(Figure scripts)
————
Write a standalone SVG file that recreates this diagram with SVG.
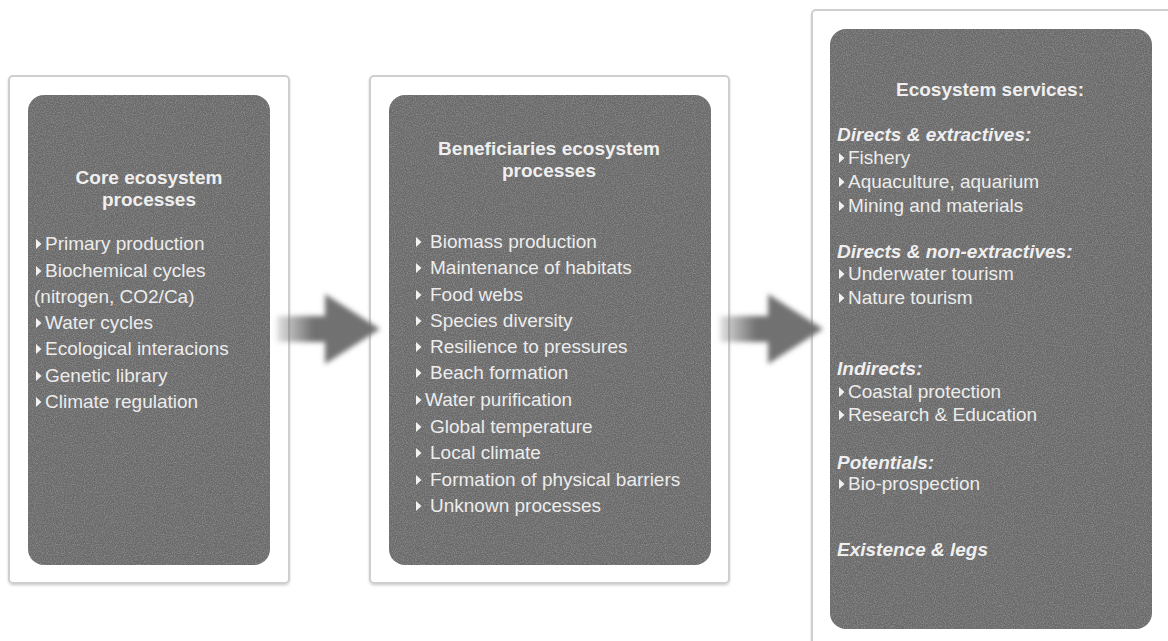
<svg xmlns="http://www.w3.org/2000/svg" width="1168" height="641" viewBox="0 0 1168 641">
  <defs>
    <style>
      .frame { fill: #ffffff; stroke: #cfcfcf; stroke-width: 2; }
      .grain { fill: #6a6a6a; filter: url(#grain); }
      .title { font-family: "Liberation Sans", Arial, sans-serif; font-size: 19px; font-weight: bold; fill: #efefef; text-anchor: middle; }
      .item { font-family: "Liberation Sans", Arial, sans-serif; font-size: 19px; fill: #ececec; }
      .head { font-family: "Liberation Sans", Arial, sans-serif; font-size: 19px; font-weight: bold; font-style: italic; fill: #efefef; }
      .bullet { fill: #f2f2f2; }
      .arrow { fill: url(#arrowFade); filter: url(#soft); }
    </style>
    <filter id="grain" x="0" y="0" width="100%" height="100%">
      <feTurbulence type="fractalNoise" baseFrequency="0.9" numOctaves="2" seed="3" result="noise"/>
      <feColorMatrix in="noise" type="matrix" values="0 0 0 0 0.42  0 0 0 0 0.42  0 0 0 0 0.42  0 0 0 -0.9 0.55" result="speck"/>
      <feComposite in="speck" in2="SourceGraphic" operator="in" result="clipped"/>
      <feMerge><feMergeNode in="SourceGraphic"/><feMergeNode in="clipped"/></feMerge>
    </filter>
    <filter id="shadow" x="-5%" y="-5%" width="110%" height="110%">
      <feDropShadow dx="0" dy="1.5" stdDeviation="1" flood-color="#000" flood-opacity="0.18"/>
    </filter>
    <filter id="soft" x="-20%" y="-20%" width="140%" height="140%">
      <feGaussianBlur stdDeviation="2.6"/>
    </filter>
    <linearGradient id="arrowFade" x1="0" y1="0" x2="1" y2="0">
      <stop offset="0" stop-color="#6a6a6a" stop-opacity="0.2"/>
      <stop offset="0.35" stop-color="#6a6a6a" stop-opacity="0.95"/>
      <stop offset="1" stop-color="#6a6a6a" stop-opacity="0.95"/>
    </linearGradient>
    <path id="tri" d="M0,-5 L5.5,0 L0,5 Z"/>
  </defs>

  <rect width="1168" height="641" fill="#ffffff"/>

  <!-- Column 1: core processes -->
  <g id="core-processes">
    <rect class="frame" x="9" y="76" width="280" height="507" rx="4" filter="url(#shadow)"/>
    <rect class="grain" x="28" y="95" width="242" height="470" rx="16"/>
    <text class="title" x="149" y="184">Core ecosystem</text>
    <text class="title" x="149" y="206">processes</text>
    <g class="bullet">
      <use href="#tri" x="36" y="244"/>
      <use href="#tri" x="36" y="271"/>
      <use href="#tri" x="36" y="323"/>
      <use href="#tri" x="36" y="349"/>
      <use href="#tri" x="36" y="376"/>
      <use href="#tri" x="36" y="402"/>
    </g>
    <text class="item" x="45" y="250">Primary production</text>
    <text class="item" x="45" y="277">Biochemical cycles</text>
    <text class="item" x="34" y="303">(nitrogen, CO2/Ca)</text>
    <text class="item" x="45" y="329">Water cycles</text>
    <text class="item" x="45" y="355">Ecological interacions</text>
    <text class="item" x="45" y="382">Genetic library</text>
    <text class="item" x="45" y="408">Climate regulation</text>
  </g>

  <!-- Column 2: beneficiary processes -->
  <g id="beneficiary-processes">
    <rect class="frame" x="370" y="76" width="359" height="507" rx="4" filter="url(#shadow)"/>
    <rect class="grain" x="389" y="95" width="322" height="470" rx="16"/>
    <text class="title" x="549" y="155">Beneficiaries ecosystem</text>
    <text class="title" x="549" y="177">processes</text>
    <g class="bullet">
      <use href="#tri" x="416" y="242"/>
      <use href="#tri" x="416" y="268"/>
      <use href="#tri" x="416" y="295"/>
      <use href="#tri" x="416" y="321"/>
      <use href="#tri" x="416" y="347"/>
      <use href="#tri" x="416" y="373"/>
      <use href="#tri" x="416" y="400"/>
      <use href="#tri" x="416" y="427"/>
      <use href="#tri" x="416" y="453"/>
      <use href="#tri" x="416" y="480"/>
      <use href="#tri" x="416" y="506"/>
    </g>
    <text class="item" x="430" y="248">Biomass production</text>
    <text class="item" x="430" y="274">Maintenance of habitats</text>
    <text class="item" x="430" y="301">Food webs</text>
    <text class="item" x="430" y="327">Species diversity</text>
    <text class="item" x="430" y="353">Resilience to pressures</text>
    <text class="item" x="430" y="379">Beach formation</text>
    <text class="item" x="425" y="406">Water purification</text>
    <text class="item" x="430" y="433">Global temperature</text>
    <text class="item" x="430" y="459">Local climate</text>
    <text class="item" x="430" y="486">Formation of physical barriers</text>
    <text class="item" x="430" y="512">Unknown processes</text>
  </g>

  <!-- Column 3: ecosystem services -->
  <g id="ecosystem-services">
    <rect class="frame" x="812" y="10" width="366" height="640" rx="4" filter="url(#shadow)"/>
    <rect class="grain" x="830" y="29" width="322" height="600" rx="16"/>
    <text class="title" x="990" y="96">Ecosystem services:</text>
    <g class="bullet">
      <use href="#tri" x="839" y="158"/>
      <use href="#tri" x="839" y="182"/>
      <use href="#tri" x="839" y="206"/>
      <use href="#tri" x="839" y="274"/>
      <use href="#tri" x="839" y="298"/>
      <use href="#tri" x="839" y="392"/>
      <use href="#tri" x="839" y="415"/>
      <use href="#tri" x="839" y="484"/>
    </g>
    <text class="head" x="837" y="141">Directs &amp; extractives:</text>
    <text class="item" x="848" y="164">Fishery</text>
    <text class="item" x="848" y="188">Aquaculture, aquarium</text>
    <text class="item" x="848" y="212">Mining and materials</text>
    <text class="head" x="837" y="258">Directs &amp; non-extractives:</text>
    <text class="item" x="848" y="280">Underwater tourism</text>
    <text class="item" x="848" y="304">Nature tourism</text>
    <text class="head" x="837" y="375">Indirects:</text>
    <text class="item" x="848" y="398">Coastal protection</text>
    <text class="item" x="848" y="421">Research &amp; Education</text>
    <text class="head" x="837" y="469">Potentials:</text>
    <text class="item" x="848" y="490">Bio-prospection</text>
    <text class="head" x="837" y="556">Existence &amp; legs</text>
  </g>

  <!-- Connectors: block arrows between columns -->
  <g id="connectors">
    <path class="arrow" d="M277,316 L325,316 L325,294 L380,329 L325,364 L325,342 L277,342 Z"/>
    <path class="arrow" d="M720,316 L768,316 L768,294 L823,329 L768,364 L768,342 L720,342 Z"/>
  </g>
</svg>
————
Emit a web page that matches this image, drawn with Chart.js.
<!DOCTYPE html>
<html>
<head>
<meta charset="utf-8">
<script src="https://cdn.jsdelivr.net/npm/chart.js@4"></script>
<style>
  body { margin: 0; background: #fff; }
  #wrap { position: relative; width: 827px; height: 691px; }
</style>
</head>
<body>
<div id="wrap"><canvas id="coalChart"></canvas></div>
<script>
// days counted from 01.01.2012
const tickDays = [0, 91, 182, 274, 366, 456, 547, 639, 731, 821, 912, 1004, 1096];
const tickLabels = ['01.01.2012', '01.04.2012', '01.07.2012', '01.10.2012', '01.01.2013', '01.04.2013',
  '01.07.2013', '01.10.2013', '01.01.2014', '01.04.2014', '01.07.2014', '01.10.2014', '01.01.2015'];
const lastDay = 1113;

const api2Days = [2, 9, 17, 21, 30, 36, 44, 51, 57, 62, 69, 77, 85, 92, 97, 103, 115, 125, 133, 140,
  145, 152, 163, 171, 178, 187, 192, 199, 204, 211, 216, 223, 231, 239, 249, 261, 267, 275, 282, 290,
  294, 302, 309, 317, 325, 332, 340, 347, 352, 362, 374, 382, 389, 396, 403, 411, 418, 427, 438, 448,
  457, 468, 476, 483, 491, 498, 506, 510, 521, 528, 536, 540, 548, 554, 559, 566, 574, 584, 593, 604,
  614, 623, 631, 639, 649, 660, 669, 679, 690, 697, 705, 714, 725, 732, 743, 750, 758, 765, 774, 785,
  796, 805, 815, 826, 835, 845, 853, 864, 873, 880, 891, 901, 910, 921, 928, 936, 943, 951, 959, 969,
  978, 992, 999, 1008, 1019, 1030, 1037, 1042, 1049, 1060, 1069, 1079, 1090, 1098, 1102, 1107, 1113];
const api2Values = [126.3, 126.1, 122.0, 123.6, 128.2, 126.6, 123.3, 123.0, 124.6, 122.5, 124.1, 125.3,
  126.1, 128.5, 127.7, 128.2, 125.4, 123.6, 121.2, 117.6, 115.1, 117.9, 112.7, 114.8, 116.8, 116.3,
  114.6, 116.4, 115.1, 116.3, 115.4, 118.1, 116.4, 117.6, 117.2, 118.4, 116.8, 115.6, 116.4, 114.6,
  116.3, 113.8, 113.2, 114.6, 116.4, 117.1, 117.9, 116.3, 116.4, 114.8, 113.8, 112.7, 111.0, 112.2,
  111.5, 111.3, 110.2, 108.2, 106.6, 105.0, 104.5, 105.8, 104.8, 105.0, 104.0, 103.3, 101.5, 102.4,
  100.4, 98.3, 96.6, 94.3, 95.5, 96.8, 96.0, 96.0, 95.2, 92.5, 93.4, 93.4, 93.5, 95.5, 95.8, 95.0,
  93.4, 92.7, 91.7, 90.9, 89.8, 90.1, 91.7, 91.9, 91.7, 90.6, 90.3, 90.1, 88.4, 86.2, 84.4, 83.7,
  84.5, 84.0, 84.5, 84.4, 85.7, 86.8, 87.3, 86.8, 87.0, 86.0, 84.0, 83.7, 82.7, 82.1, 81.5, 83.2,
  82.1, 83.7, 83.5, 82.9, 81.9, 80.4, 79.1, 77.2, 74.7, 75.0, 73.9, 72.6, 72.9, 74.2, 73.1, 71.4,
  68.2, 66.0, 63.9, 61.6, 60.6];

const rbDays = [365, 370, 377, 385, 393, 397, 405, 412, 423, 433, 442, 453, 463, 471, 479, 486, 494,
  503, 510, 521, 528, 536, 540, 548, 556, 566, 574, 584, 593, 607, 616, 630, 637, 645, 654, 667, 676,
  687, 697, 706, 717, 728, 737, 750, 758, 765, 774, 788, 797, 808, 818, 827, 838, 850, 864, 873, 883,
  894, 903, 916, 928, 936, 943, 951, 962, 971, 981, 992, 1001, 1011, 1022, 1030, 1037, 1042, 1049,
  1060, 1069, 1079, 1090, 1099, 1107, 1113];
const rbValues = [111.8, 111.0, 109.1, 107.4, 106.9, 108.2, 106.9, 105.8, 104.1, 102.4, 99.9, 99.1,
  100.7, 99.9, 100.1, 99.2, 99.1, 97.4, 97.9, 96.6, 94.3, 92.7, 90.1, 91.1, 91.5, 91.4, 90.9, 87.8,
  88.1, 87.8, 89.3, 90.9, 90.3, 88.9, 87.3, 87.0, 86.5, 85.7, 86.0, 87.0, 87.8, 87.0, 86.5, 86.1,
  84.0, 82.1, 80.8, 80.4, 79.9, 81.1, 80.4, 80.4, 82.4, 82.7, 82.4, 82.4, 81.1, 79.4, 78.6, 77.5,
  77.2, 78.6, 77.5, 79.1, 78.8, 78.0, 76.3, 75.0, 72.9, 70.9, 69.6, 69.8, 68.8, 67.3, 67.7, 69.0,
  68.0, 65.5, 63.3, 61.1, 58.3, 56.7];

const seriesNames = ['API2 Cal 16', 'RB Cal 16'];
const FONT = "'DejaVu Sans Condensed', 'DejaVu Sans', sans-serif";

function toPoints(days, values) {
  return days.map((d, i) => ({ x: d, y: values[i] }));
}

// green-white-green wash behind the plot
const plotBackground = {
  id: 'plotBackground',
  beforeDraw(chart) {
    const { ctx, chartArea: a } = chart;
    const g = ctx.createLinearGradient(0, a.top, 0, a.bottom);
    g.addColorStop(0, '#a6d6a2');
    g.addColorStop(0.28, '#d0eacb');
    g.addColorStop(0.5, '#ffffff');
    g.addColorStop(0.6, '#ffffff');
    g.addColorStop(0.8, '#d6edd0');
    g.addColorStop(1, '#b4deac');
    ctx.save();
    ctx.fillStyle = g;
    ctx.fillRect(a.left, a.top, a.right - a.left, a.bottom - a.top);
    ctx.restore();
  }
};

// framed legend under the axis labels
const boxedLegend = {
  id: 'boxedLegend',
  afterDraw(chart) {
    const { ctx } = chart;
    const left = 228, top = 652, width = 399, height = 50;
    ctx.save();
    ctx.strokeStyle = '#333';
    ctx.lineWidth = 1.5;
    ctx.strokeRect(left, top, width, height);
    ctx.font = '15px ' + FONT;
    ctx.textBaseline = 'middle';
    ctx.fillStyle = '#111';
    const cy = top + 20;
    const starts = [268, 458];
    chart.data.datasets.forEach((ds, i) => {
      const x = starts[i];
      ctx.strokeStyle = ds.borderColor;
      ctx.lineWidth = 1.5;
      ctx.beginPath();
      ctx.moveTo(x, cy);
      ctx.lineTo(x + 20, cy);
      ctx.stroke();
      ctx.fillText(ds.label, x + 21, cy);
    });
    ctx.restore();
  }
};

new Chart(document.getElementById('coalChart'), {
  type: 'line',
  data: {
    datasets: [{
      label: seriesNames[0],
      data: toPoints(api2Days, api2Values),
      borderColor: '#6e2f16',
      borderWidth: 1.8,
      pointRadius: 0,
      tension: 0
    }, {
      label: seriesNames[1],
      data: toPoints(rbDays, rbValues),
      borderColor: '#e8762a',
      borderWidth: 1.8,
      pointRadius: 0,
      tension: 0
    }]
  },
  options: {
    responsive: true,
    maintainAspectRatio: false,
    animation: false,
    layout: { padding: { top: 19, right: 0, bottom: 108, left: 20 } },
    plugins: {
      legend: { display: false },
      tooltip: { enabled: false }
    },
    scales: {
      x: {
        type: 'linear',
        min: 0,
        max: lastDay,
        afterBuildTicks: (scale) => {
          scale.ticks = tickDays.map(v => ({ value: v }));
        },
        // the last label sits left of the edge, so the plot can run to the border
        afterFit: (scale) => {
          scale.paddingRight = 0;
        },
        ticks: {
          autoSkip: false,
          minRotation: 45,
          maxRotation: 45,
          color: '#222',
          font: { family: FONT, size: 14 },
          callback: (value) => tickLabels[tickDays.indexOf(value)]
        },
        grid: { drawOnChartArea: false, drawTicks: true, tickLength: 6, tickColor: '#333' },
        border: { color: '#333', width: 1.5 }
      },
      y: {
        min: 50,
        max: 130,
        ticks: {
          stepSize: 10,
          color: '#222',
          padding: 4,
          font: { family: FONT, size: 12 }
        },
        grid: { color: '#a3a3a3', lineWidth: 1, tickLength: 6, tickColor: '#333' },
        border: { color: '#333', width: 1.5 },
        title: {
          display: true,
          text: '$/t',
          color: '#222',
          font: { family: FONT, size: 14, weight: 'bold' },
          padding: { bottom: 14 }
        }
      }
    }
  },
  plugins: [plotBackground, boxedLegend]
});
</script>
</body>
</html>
————
### What you are asked to do
In the lines above, locate the string "that". Copy every line where it occurs.

### Solution to this problem
Write a standalone SVG file that recreates this diagram with SVG.
Emit a web page that matches this image, drawn with Chart.js.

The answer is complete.